On July 21, four men will be ordained as deacons in the Archdiocese of Edmonton. Grandin Media is profiling each of them. This is Steven Defer’s story.
For Steven Defer, a former lay chaplain in the Canadian Forces, the journey towards the diaconate has been one of service and duty, both in and out of uniform.
“For me at least, it dictates much of my life – the relationship between obedience and freedom. Most of our world would see freedom as an opportunity to be disobedient, but my whole life as a soldier has oriented me to understanding freedom that starts with obedience,” he said. “That’s the difference.”
Defer served in Bosnia and Afghanistan before becoming the coordinator of the Office of Life and Family for the Archdiocese of Edmonton. On July 21, he will be among the four men ordained to the permanent diaconate. Archbishop Richard Smith celebrates the Mass of Ordination at St Joseph’s Basilica.
“For me, life as a deacon is not about what I do, it’s about who I am,” Defer said. “It means orienting yourself in a sense towards a life of service because this is just who you are now.”
That service isn’t surprising for a farm kid, the oldest of four, who was born in Winnipeg but grew up in a devout Catholic family on a wheat farm in Brunkild – “a real one-horse town” of 89 people.
“I find it surprising that everyone I knew bought bale pickers after my brother and I left town. We were their bale pickers!” Defer, 50, said with his trademark self-deprecating humour.
At 18 Defer joined the military with dreams of becoming a fighter pilot as in the movie Top Gun. “If Tom Cruise can fake it, I can do it for real. But they told me I’m too tall, too uncoordinated and I can’t see well enough and you can’t be a pilot!”
Instead, Defer remained in the military and studied engineering. He met and married his wife Nancy and they welcomed Matthew, the first of three kids. Defer was an army signals officer for about 10 years before he was sent to Bosnia in 2000.
Defer knew he had some sort of religious vocation, but his answer was always “no” until Sept. 11, 2001, the day al-Qaeda terrorist attacks hit the World Trade Center in New York.
“I said ‘I’m not going to be bound to a desk the rest of my life when we’re going to war.’ After Sept. 11, I knew our country was going to go to war and I was going to be a part of that. This is who I am.”
Armed with a master’s degree in divinity, Defer was a “chaplain at war.” He worked with wounded soldiers in Afghanistan and at CFB Edmonton, where he first discerned the call to become a deacon.
Defer recalls an afternoon in 2011 when he baptized children of soldiers who were headed overseas. He and other chaplains had received special permission in the absence of a priest.
“I can only describe it as a John the Baptist moment. You know when John says ‘I’m not worthy to do this’? I felt that in a way that escapes words,” Defer said. “As I hold this beautiful baby in my hands, it occurred to me that the author of the sacraments is not me. It is in fact Christ. I had an overwhelming sense of ‘I’m doing this with you. Her salvation is My gift to the world.’”

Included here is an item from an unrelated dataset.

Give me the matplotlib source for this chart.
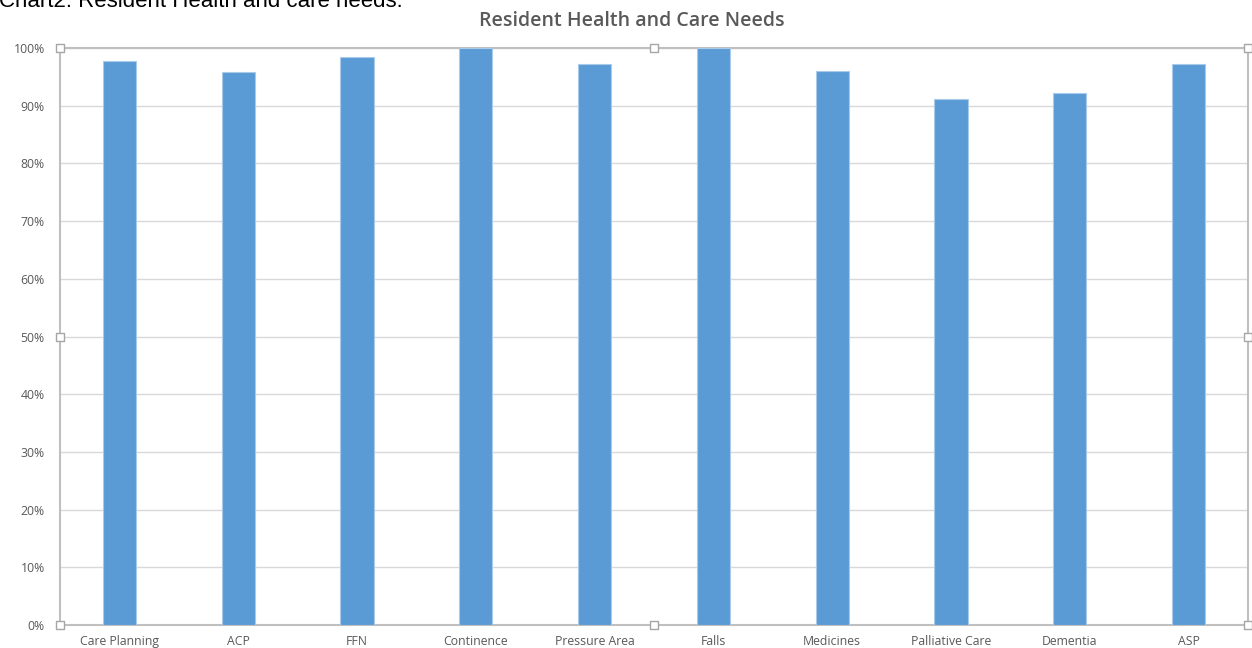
import numpy as np
import matplotlib.pyplot as plt
from matplotlib.ticker import PercentFormatter

# Audit results by area (percent compliant)
categories = ['Care Planning', 'ACP', 'FFN', 'Continence', 'Pressure Area',
              'Falls', 'Medicines', 'Palliative Care', 'Dementia', 'ASP']
scores = [97.7, 95.9, 98.4, 100.0, 97.2, 100.0, 96.1, 91.1, 92.2, 97.2]
y_ticks = list(range(0, 101, 10))

bar_color = '#5b9bd5'
grid_color = '#d9d9d9'
frame_color = '#bfbfbf'
text_color = '#595959'

W, H = 1252, 648
fig = plt.figure(figsize=(W / 100, H / 100), dpi=100)
ax = fig.add_axes([60 / W, 1 - 625 / H, (1248 - 60) / W, (625 - 48) / H])

x = np.arange(len(categories))
ax.bar(x, scores, width=0.28, color=bar_color, edgecolor='#a9cbe9',
       linewidth=0.8, zorder=3)

ax.set_xlim(-0.5, len(categories) - 0.5)
ax.set_ylim(0, 100)
ax.set_yticks(y_ticks)
ax.yaxis.set_major_formatter(PercentFormatter(decimals=0))
ax.set_xticks(x)
ax.set_xticklabels(categories)
ax.tick_params(length=0, labelsize=8.8, labelcolor=text_color)
ax.tick_params(axis='y', pad=11)
ax.tick_params(axis='x', pad=7)
for lab in ax.get_xticklabels() + ax.get_yticklabels():
    lab.set_fontfamily('Open Sans')

ax.grid(axis='y', color=grid_color, linewidth=1, zorder=0)
for side in ax.spines.values():
    side.set_color(frame_color)
    side.set_linewidth(1.5)

# selection handles on the chart frame
hx = [0, 0.5, 1, 0, 1, 0, 0.5, 1]
hy = [0, 0, 0, 0.5, 0.5, 1, 1, 1]
ax.scatter(hx, hy, s=30, marker='s', facecolor='white', edgecolor='#a6a6a6',
           linewidth=1, transform=ax.transAxes, clip_on=False, zorder=5)

fig.text(632 / W, 1 - 26 / H, 'Resident Health and Care Needs', fontsize=14,
         color=text_color, fontfamily='Open Sans', fontweight='semibold',
         ha='center', va='baseline')

fig.text(-1 / W, 1 - 7 / H, 'Chart2: Resident Health and care needs.',
         fontsize=16, fontfamily='Liberation Sans', color='black',
         va='baseline', ha='left')

fig.savefig('out.png', dpi=100)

Defer retired from the military in 2015 and began work at the Archdiocese that year. Four years ago, he began his studies to become a deacon with the same lifelong sense of duty.
“It’s not an insignificant amount of work” Defer said modestly. “If I were recruiting you, I would say, ‘This is not going to be an easy four years.’ But I caution you to say, to paraphrase what Pope Benedict said, we’re not made for comfort, we’re made for excellence. It’s about sharpening the spear of your own heart. There’s this constant invitation to a deeper integration into the nature of faith. That’s the toughest part and it’s also the most beautiful part.”
Defer said he hopes diaconate formation has made him a better Catholic husband, father to Matthew, 24, Nicole, 20, and 18-year-old Simon, and neighbour. It also strengthened his relationship with Christ, the Church, his bishop and his family.
That relationship is best illustrated in the moments before Steven’s flight to Bosnia in 2000. Defer and his son Matthew, then six, were playing in a cavernous hangar when Defer’s name was called to leave.
“My son realized I’d left and he was running behind me trying to say goodbye and he couldn’t catch up to me. My wife always tells the story that she really got a sense of the husband she had and the son she had. A vocation doesn’t separate us but it tests and strengthens the relationships that you have.
“It does focus us on what really matters. I learned through that experience with a six-year-old son and the 10 months I spent over there, that I love to be a father,” Defer said. “I wrote to him every him every day. He’ll still tell you he learned to read and write because Dad wrote to him every day.
“I hope what I give people is the opportunity for people to be very intentional about the relationships that matter in their lives, because the diaconate ultimately is a relationship.”